I am pretty pleased that I was able to catch a fish in a lake I had never fished when no-one else was catching fish.
Tying The Egg Head Scud
Materials
Hook No. 10 curved pupa hook
Thread 70 denier
Tail died mallard, wood duck or Guinea fowl chest feather
Body black rabbit
Rib copper or black wire
Back scud back film, mottled black
Legs mallard wood duck or Guinea fowl chest feather and holographic dubbing
Egg med. to small dark red chenille
The hook is dressed around the curve and four or five feather fibers are tied in for the tail.
A four inch piece of copper wire and the scud back film is tied in.
Next, spin on some black rabbit dubbing fur. Scud colors change from area to area so change your materials to match.
wrap the dubbing leaving about 1/3 of the hook shank free.
Turn the hook up-side-down, tie in the legs, in two places under the belly of the scud. I mixed the feather fibers and the holographic dubbing. It gives the scud an iridescent blue color.
Turn the scud back over, pull the scud back film over to cover the top of the body, tie it down at the end of the dubbing.
Wrap the copper wire around the body of the scud to form even segments. Use a dubbing needle to free leg fibers and dubbing from the wire as you wrap it. Tie it off and clip it.
Tie in the red chenille.
Form the egg with two wraps of the chenille, tie it down and clip it.
Whip finish the fly and cement the head.
Close cousin to the Egg Head Scud, the Egg Butt Scud is tied the same way as the egg headed relative, except the egg is tied in before the body. The nymphs are done the same way, just add an egg to your favorite nymph pattern, I tied some eggs in at the head and some at the butt.
Some Egg Heads and some Egg Butts with a penny for scale.
Mike and I are leaving on a float trip of the lower Gulkana in a couple of days, I plan to really give the Egg Butts and Egg Heads a work out on rainbows and grayling. I also tied some flies for reds and kings.
Red salmon flies.
King salmon flies.
We've been making our own fly boxes with old VCR tape cases and weather stripping, they work really well.

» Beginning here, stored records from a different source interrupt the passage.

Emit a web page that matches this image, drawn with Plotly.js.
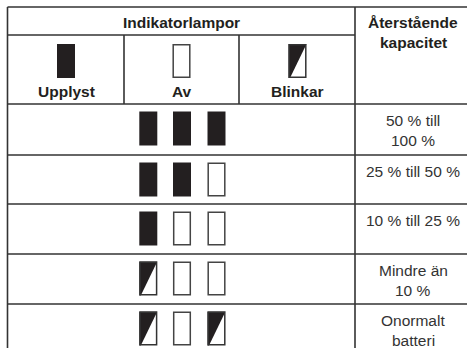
<!DOCTYPE html>
<html>
<head>
<meta charset="utf-8">
<script src="https://cdn.plot.ly/plotly-3.0.1.min.js"></script>
<style>html,body{margin:0;padding:0;background:#fff;}#chart{width:467px;height:348px;}</style>
</head>
<body>
<div id="chart"></div>
<script>
// ---- Data ----
const groupTitle = "Indikatorlampor";
const capacityTitle = ["Återstående", "kapacitet"];
const legendStates = ["on", "off", "blink"];
const legendLabels = ["Upplyst", "Av", "Blinkar"];
const lampRows = [
  ["on", "on", "on"],
  ["on", "on", "off"],
  ["on", "off", "off"],
  ["blink", "off", "off"],
  ["blink", "off", "blink"]
];
const capacityLabels = [
  ["50 % till", "100 %"],
  ["25 % till 50 %"],
  ["10 % till 25 %"],
  ["Mindre än", "10 %"],
  ["Onormalt", "batteri"]
];

// ---- Layout geometry (pixels in a 467x348 frame) ----
const colX = [7.5, 124, 239, 355, 471];
const rowY = [7, 35, 104, 155, 204, 254, 304, 360];
const lampX = [148.3, 182, 216.5];
const legendX = [66, 181.5, 297.5];
const lampW = 18, lampH = 34;
const lineCol = "#333333", lineW = 1.6;
const ink = "#231f20";
const font = "Arial, 'Liberation Sans', Helvetica, sans-serif";

const shapes = [];
const annotations = [];
function line(x0, y0, x1, y1) {
  shapes.push({type: "line", xref: "x", yref: "y", x0, y0, x1, y1, line: {color: lineCol, width: lineW}});
}
// grid
line(colX[0], rowY[0], colX[4], rowY[0]);
line(colX[0], rowY[0], colX[0], rowY[7]);
line(colX[3], rowY[0], colX[3], rowY[7]);
line(colX[0], rowY[1], colX[3], rowY[1]);
line(colX[1], rowY[1], colX[1], rowY[2]);
line(colX[2], rowY[1], colX[2], rowY[2]);
for (let r = 2; r <= 6; r++) line(colX[0], rowY[r], colX[4], rowY[r]);

function lamp(state, cx, top) {
  const x0 = cx - lampW / 2, x1 = cx + lampW / 2, y0 = top, y1 = top + lampH;
  if (state === "on") {
    shapes.push({type: "rect", xref: "x", yref: "y", x0, x1, y0, y1, fillcolor: ink, line: {width: 0}});
  } else if (state === "off") {
    shapes.push({type: "rect", xref: "x", yref: "y", x0: x0 + 0.7, x1: x1 - 0.7, y0: y0 + 0.7, y1: y1 - 0.7, fillcolor: "#ffffff", line: {color: "#444444", width: 1.5}});
  } else {
    shapes.push({type: "path", xref: "x", yref: "y",
      path: `M ${x0} ${y0} L ${x1} ${y0} L ${x0 + 1.5} ${y1} L ${x0} ${y1} Z`,
      fillcolor: ink, line: {width: 0}});
    shapes.push({type: "rect", xref: "x", yref: "y", x0: x0 + 0.7, x1: x1 - 0.7, y0: y0 + 0.7, y1: y1 - 0.7, fillcolor: "rgba(0,0,0,0)", line: {color: "#333333", width: 1.5}});
  }
}
function text(t, x, y, bold, size) {
  annotations.push({xref: "x", yref: "y", x, y, text: bold ? "<b>" + t + "</b>" : t, showarrow: false,
    xanchor: "center", yanchor: "middle", font: {family: font, size: size || 15.5, color: bold ? "#231f20" : "#333333"}});
}

// header
text(groupTitle, (colX[0] + colX[3]) / 2, 22, true);
capacityTitle.forEach((t, i) => text(t, 413, 22 + 20 * i, true));
legendStates.forEach((s, i) => {
  lamp(s, legendX[i], 44);
  text(legendLabels[i], legendX[i], 91, true);
});
// body
lampRows.forEach((row, r) => {
  const top = rowY[r + 2];
  row.forEach((s, c) => lamp(s, lampX[c], top + 7.5));
  capacityLabels[r].forEach((t, i) => text(t, 413, top + 16 + 20 * i, false));
});

// an invisible trace so the axes exist
const traces = [{x: [0, 467], y: [0, 348], mode: "markers", marker: {opacity: 0}, hoverinfo: "skip", showlegend: false}];

const layout = {
  width: 467, height: 348,
  margin: {l: 0, r: 0, t: 0, b: 0, pad: 0},
  paper_bgcolor: "#ffffff", plot_bgcolor: "#ffffff",
  xaxis: {range: [0, 467], visible: false, fixedrange: true},
  yaxis: {range: [348, 0], visible: false, fixedrange: true},
  shapes, annotations, showlegend: false
};
Plotly.newPlot("chart", traces, layout, {displayModeBar: false, staticPlot: true});
</script>
</body>
</html>
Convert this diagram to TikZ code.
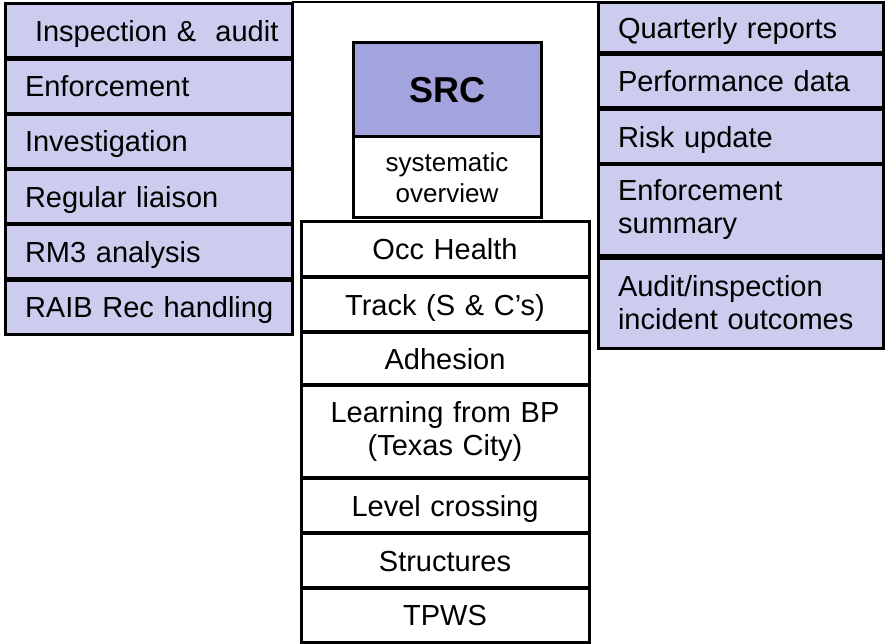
\documentclass[tikz,border=0pt]{standalone}
\usepackage{fontspec}
\setmainfont{Liberation Sans}
\definecolor{lav}{RGB}{204,204,238}
\definecolor{srcfill}{RGB}{163,163,221}
\definecolor{framegray}{RGB}{120,120,120}

\tikzset{
  boxline/.style={draw=black, line width=3pt, inner sep=0pt, outer sep=0pt, anchor=north west},
  mainfont/.style={font=\fontsize{29}{33}\selectfont},
  oneline/.style={text height=21pt, text depth=0pt},
  leftbox/.style={boxline, fill=lav, mainfont, align=left, inner xsep=20pt, text width=247pt, minimum height=54pt},
  rightbox/.style={boxline, fill=lav, mainfont, align=left, inner xsep=20pt, text width=245pt},
  midbox/.style={boxline, fill=white, mainfont, align=center, text width=288pt},
  srcbox/.style={boxline, fill=srcfill, align=center, text width=188pt, minimum height=94pt,
                 font=\fontsize{36}{40}\selectfont\bfseries, text height=26pt, text depth=0pt},
  overbox/.style={boxline, fill=white, align=center, text width=188pt, minimum height=81pt,
                  font=\fontsize{26}{31}\selectfont},
}

\begin{document}
\begin{tikzpicture}[x=1pt, y=-1pt]
\useasboundingbox (0,0) rectangle (885,644);
\fill[white] (0,0) rectangle (885,644);

% open frame behind the central column
\draw[line width=2.5pt] (293,220) -- (293,2) -- (597,2);
\draw[framegray, line width=1pt] (597,2) -- (597,110);

% left column: regulatory activities
\node[leftbox, oneline] (insp)  at (5,4)     {\hspace*{10pt}\mbox{Inspection \&\ \ audit}};
\node[leftbox, oneline] (enf)   at (5,59.2)  {Enforcement};
\node[leftbox, oneline] (inv)   at (5,114.4) {Investigation};
\node[leftbox, oneline] (liais) at (5,169.6) {Regular liaison};
\node[leftbox, oneline] (rm3)   at (5,224.8) {RM3 analysis};
\node[leftbox, oneline] (raib)  at (5,280)   {\mbox{RAIB Rec handling}};

% right column: reporting
\node[rightbox, oneline, minimum height=50pt] (quart) at (598,3)   {Quarterly reports};
\node[rightbox, oneline, minimum height=53pt] (perf)  at (598,55)  {Performance data};
\node[rightbox, oneline, minimum height=54pt] (risk)  at (598,110) {Risk update};
\node[rightbox, minimum height=90pt] (enfsum) at (598,165) {Enforcement\\summary};
\node[rightbox, minimum height=90pt] (audit)  at (598,258) {Audit/inspection\\incident outcomes};

% centre: SRC and its topics
\node[srcbox] (src) at (353,43) {SRC};
\node[overbox] (sysov) at (353,137) {systematic\\overview};

\node[midbox, oneline, minimum height=54.5pt] (occ)    at (301,222)   {Occ Health};
\node[midbox, oneline, minimum height=54pt]   (track)  at (301,277.5) {Track (S \& C’s)};
\node[midbox, oneline, minimum height=52pt]   (adh)    at (301,332.5) {Adhesion};
\node[midbox, minimum height=92pt]            (bp)     at (301,385.5) {Learning from BP\\(Texas City)};
\node[midbox, oneline, minimum height=54pt]   (level)  at (301,478.5) {Level crossing};
\node[midbox, oneline, minimum height=54pt]   (struct) at (301,533.5) {Structures};
\node[midbox, oneline, minimum height=53.5pt] (tpws)   at (301,588.5) {TPWS};
\end{tikzpicture}
\end{document}
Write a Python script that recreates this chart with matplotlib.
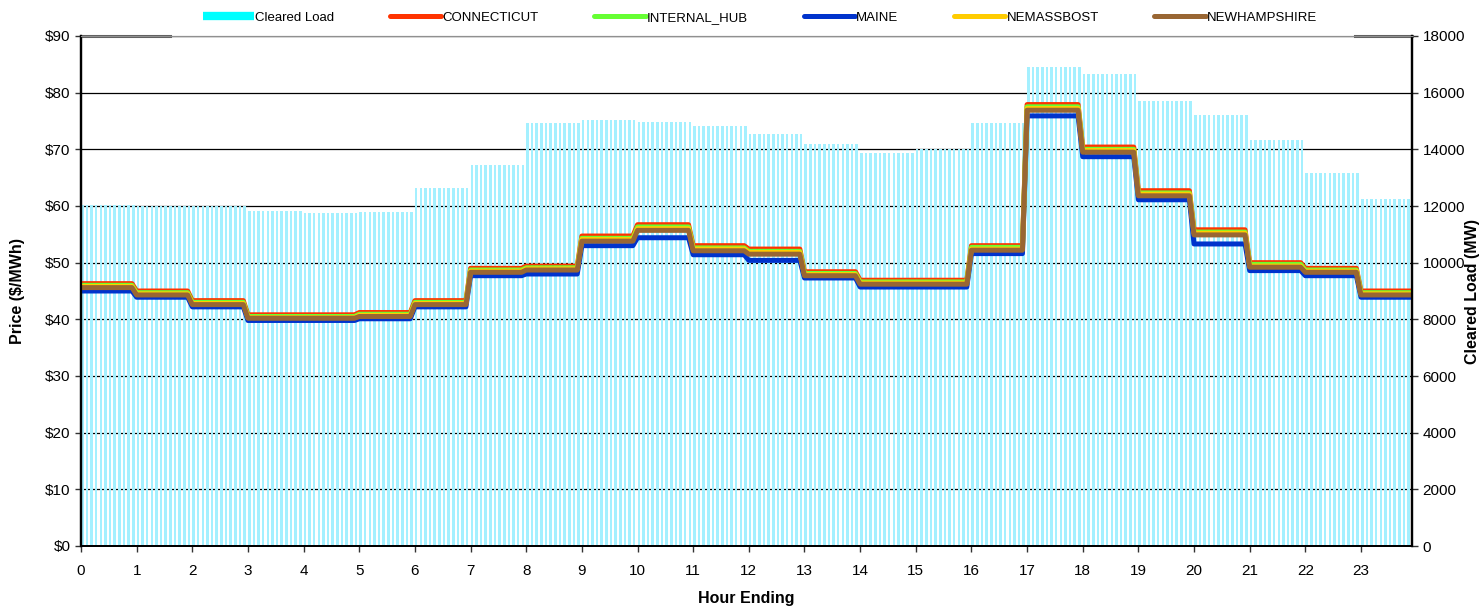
import numpy as np
import matplotlib
matplotlib.use("Agg")
import matplotlib.pyplot as plt
from matplotlib.lines import Line2D

plt.rcParams["font.family"] = ["Liberation Sans", "DejaVu Sans"]

# hourly values (each hour shown as 12 five-minute intervals)
hours = list(range(24))
cleared_load = [12030, 12010, 12000, 11820, 11770, 11790, 12640, 13440,
                14920, 15020, 14960, 14820, 14540, 14190, 13860, 14000,
                14940, 16920, 16660, 15700, 15200, 14330, 13150, 12250]

connecticut = [46.3, 45.0, 43.3, 40.8, 40.8, 41.2, 43.3, 49.0, 49.4, 54.7, 56.7, 53.0,
               52.4, 48.4, 46.9, 46.9, 53.0, 77.9, 70.4, 62.7, 55.8, 50.0, 49.0, 45.0]
internal_hub = [46.0, 44.7, 43.0, 40.5, 40.5, 40.9, 43.0, 48.7, 49.1, 54.3, 56.3, 52.6,
                52.0, 48.1, 46.6, 46.6, 52.7, 77.5, 70.0, 62.3, 55.4, 49.7, 48.7, 44.7]
maine = [45.0, 43.9, 42.2, 39.8, 39.8, 40.1, 42.2, 47.7, 48.0, 53.0, 54.4, 51.4,
         50.4, 47.3, 45.7, 45.7, 51.6, 75.9, 68.7, 61.1, 53.3, 48.6, 47.7, 43.9]
nemassbost = [45.8, 44.5, 42.8, 40.3, 40.3, 40.7, 42.8, 48.5, 48.9, 54.1, 56.0, 52.4,
              51.8, 47.9, 46.4, 46.4, 52.4, 77.2, 69.8, 62.1, 55.2, 49.4, 48.5, 44.5]
newhampshire = [45.6, 44.3, 42.6, 40.2, 40.2, 40.5, 42.6, 48.3, 48.7, 53.8, 55.7, 52.1,
                51.5, 47.7, 46.2, 46.2, 52.2, 76.9, 69.5, 61.8, 54.9, 49.2, 48.3, 44.3]

zones = {
    "CONNECTICUT": (connecticut, "#FF3300"),
    "INTERNAL_HUB": (internal_hub, "#66FF33"),
    "MAINE": (maine, "#0033CC"),
    "NEMASSBOST": (nemassbost, "#FFCC00"),
    "NEWHAMPSHIRE": (newhampshire, "#996633"),
}

steps = 12
x = np.arange(len(hours) * steps) / steps

fig = plt.figure(figsize=(14.84, 6.11), dpi=100)
ax = fig.add_axes([81 / 1484, 1 - 546 / 611, 1331 / 1484, 510 / 611])
ax2 = ax.twinx()
ax.set_zorder(ax2.get_zorder() + 1)
ax.patch.set_visible(False)

# load bars on the right axis
ax2.bar(x, np.repeat(cleared_load, steps), width=0.55 / steps, align="edge",
        color="#A4F0FF", linewidth=0, zorder=2)
ax2.set_ylim(0, 18000)
ax2.set_yticks(range(0, 18001, 2000))
ax2.set_axisbelow(True)
ax2.grid(axis="y", color="black", linewidth=0.9, zorder=0)

for name, (vals, col) in zones.items():
    ax.plot(x, np.repeat(vals, steps), color=col, linewidth=3.6,
            solid_capstyle="round", solid_joinstyle="round", label=name)

ax.set_xlim(0, x[-1])
ax.set_ylim(0, 90)
ax.set_xticks(hours)
ax.set_yticks(range(0, 91, 10))
ax.set_yticklabels([f"${v}" for v in range(0, 91, 10)])

for a in (ax, ax2):
    a.tick_params(labelsize=11, length=4, width=1, direction="out", color="#333333")
    a.spines["top"].set_color("#909090")
    a.spines["left"].set_linewidth(1.6)
    a.spines["right"].set_linewidth(1.6)
    a.spines["bottom"].set_linewidth(1.4)
ax.tick_params(axis="x", pad=9)

# darker bits of the top edge at both ends
ax.plot([0, 0.067], [1, 1], transform=ax.transAxes, color="#606060", lw=2.2, clip_on=False)
ax.plot([0.957, 1], [1, 1], transform=ax.transAxes, color="#606060", lw=2.2, clip_on=False)

ax.set_ylabel("Price ($/MWh)", fontsize=11.5, fontweight="bold")
ax.yaxis.set_label_coords(-0.042, 0.5)
ax.set_xlabel("Hour Ending", fontsize=11.5, fontweight="bold")
ax.xaxis.set_label_coords(0.5, -0.088)
ax2.set_ylabel("Cleared Load (MW)", fontsize=11.5, fontweight="bold")
ax2.yaxis.set_label_coords(1.040, 0.5)

handles = [Line2D([], [], color="#00FFFF", lw=6, solid_capstyle="butt")]
labels = ["Cleared Load"]
for name, (vals, col) in zones.items():
    handles.append(Line2D([], [], color=col, lw=3.6, solid_capstyle="round"))
    labels.append(name)
fig.legend(handles, labels, ncol=6, loc="center", bbox_to_anchor=(760 / 1484, 1 - 18 / 611),
           frameon=False, fontsize=9.5, handlelength=3.9, handletextpad=0.1,
           columnspacing=4.2)

fig.savefig("out.png", dpi=100)
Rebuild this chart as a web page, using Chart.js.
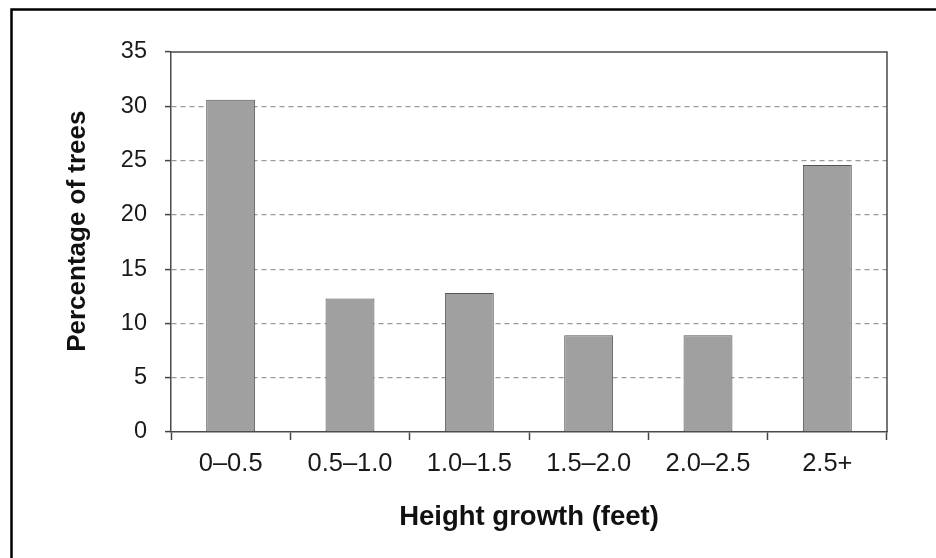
<!DOCTYPE html>
<html>
<head>
<meta charset="utf-8">
<script src="https://cdn.jsdelivr.net/npm/chart.js@4/dist/chart.umd.min.js"></script>
<style>
  html, body { margin: 0; padding: 0; background: #fff; }
  #wrap { width: 936px; height: 558px; position: relative; }
</style>
</head>
<body>
<div id="wrap"><canvas id="c" width="936" height="558"></canvas></div>
<script>
const categories = ["0\u20130.5", "0.5\u20131.0", "1.0\u20131.5", "1.5\u20132.0", "2.0\u20132.5", "2.5+"];
const percentages = [30.6, 12.3, 12.8, 8.9, 8.9, 24.6];
const yMin = 0, yMax = 35, yStep = 5;
const xTitle = "Height growth (feet)";
const yTitle = "   Percentage of trees";

const FONT = "'Liberation Sans', Arial, Helvetica, sans-serif";

const framePlugin = {
  id: 'frames',
  beforeDraw(chart) {
    const ctx = chart.ctx;
    ctx.save();
    ctx.fillStyle = '#fff';
    ctx.fillRect(0, 0, chart.width, chart.height);
    ctx.strokeStyle = '#000';
    ctx.lineWidth = 2.5;
    ctx.beginPath();
    ctx.moveTo(11.5, chart.height);
    ctx.lineTo(11.5, 9.5);
    ctx.lineTo(chart.width, 9.5);
    ctx.stroke();
    ctx.restore();
  },
  afterDraw(chart) {
    const a = chart.chartArea;
    const ctx = chart.ctx;
    ctx.save();
    ctx.strokeStyle = '#4a4a4a';
    ctx.lineWidth = 1.5;
    ctx.beginPath();
    ctx.moveTo(a.left, a.top);
    ctx.lineTo(a.right, a.top);
    ctx.lineTo(a.right, a.bottom);
    ctx.stroke();
    ctx.restore();
  }
};

new Chart(document.getElementById('c'), {
  type: 'bar',
  data: {
    labels: categories,
    datasets: [{
      data: percentages,
      backgroundColor: '#a0a0a0',
      borderColor: '#555555',
      borderWidth: 1,
      borderSkipped: false,
      categoryPercentage: 1.0,
      barPercentage: 0.41
    }]
  },
  options: {
    responsive: false,
    animation: false,
    devicePixelRatio: 1,
    layout: { padding: { left: 0, right: 49, top: 52, bottom: 0 } },
    plugins: { legend: { display: false }, tooltip: { enabled: false } },
    scales: {
      x: {
        afterFit(scale) { scale.height = 126; },
        grid: {
          offset: true,
          drawOnChartArea: false,
          drawTicks: true,
          tickLength: 8,
          tickColor: '#444',
          tickWidth: 1.5
        },
        border: { color: '#4a4a4a', width: 1.5 },
        ticks: {
          color: '#1a1a1a',
          font: { family: FONT, size: 25.5 },
          padding: 9,
          maxRotation: 0,
          autoSkip: false
        },
        title: {
          display: true,
          text: xTitle,
          color: '#111',
          font: { family: FONT, size: 27.5, weight: 'bold' },
          padding: { top: 0, bottom: 24 }
        }
      },
      y: {
        min: yMin,
        max: yMax,
        afterFit(scale) { scale.width = 171; },
        grid: {
          color: (ctx) => (ctx.tick && (ctx.tick.value === yMin || ctx.tick.value === yMax)) ? 'rgba(0,0,0,0)' : '#9a9a9a',
          lineWidth: 1.2,
          drawTicks: true,
          tickLength: 6,
          tickColor: '#444',
          tickWidth: 1.5,
          tickBorderDash: []
        },
        border: { color: '#4a4a4a', width: 1.5, dash: [5, 4] },
        ticks: {
          stepSize: yStep,
          color: '#1a1a1a',
          font: { family: FONT, size: 23.5 },
          padding: 18
        },
        title: {
          display: true,
          text: yTitle,
          color: '#111',
          font: { family: FONT, size: 26, weight: 'bold' },
          padding: { top: 62, bottom: 0 }
        }
      }
    }
  },
  plugins: [framePlugin]
});
</script>
</body>
</html>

The really interesting thing about these interior Alaska lakes is how much these fresh water snails are used for food by large rainbows. The last two I kept both had stomachs and digestive tracts full of them. This is about one third of the snails I found in one trout. It may sound a little funny, but I think I will try a fly pattern that imitates this food source.